Right now, a decision has not been made regarding the track’s future.
“We need to test the market” on the lease option, McPherson said.
Comments from fair board chairman
“We have decided we no longer want to manage the race track,” said fair board chairman Frank Hartmann. “It’s not profitable to micromanage. In the last two years we lost money and the bills are still coming in.”
What the speedway needs is someone with marketing skills who can “really promote the track,” said Hartmann, who added it seems to him the “biggest thing is the attendance.”
Factors that Hartmann said are involved in the speedway’s declining revenue are the economic downturn in recent years and competition among race tracks.
Hartmann did not want to mention the race track at Ogilvie as one of the more recent competitors. But the fact does remain that the Ogilvie speedway opened in 2009, adding to the number of race tracks.
One problem Princeton Speedway had in 2011, was its eight rainouts, Hartmann noted. So the fair board couldn’t just say, after a season with so much rain, that it should make an immediate decision on the future of the track, Hartmann said. But year 2012 was a “probationary year” for the speedway, he said.

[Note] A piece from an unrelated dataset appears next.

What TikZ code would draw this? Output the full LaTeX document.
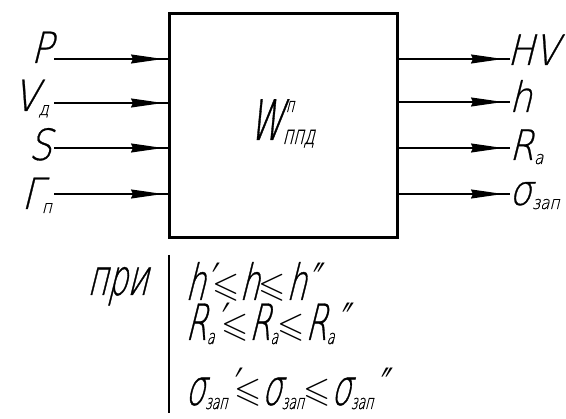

“You don’t want to lose money,” Hartmann continued. “It hurts the initial effort and you hire a manager. “Since I’ve been on the fair board (12 years) we have had four different managers.”
The lease proposals are due in the fair board office on Friday, Nov. 9. The fair board is on record that it would select a leasee by Dec. 1, 2012. McPherson did say that the fair board could reject any and all of the lease proposals.
Most of the parts of the lease are negotiable. Two items are non negotiable: the name Princeton Speedway has to remain and the races would have to continue being run on Friday evenings.
One thing that could change are the concessions.
Area 4-H clubs operate a food stand during the county fair and also sell food on race nights.
Under terms set by the fair board, a leasee could only use the 4-H food stand facilities if it first negotiates a mutually-agreeable lease with the University of Minnesota and 4-H Extension Service.
One option for selling food would be through the use of a food truck. The leasee would also have the option to have alcohol sales as long as the alcohol vendors are licensed and provide proof of insurance with the Agricultural Society named as an insured party.
If a track operator is identified, a lease agreement for the speedway would be for three years. Each lease year would run March 1-Nov. 1. Either party could give written notice 90 days in advance to terminate.
County Commissioner Jack Edmonds, who represents the city of Princeton, is on the speedway committee with McPherson. Edmonds is working with her on securing a lease proposal.
Because the fair board is going to try to sign a lease, it was not ready to look at closing the speedway, Edmonds said. The ideal candidate for leasing the speedway, Edmonds said, would be someone with experience in the racing business.
“Hopefully, we will get some interest,” he said.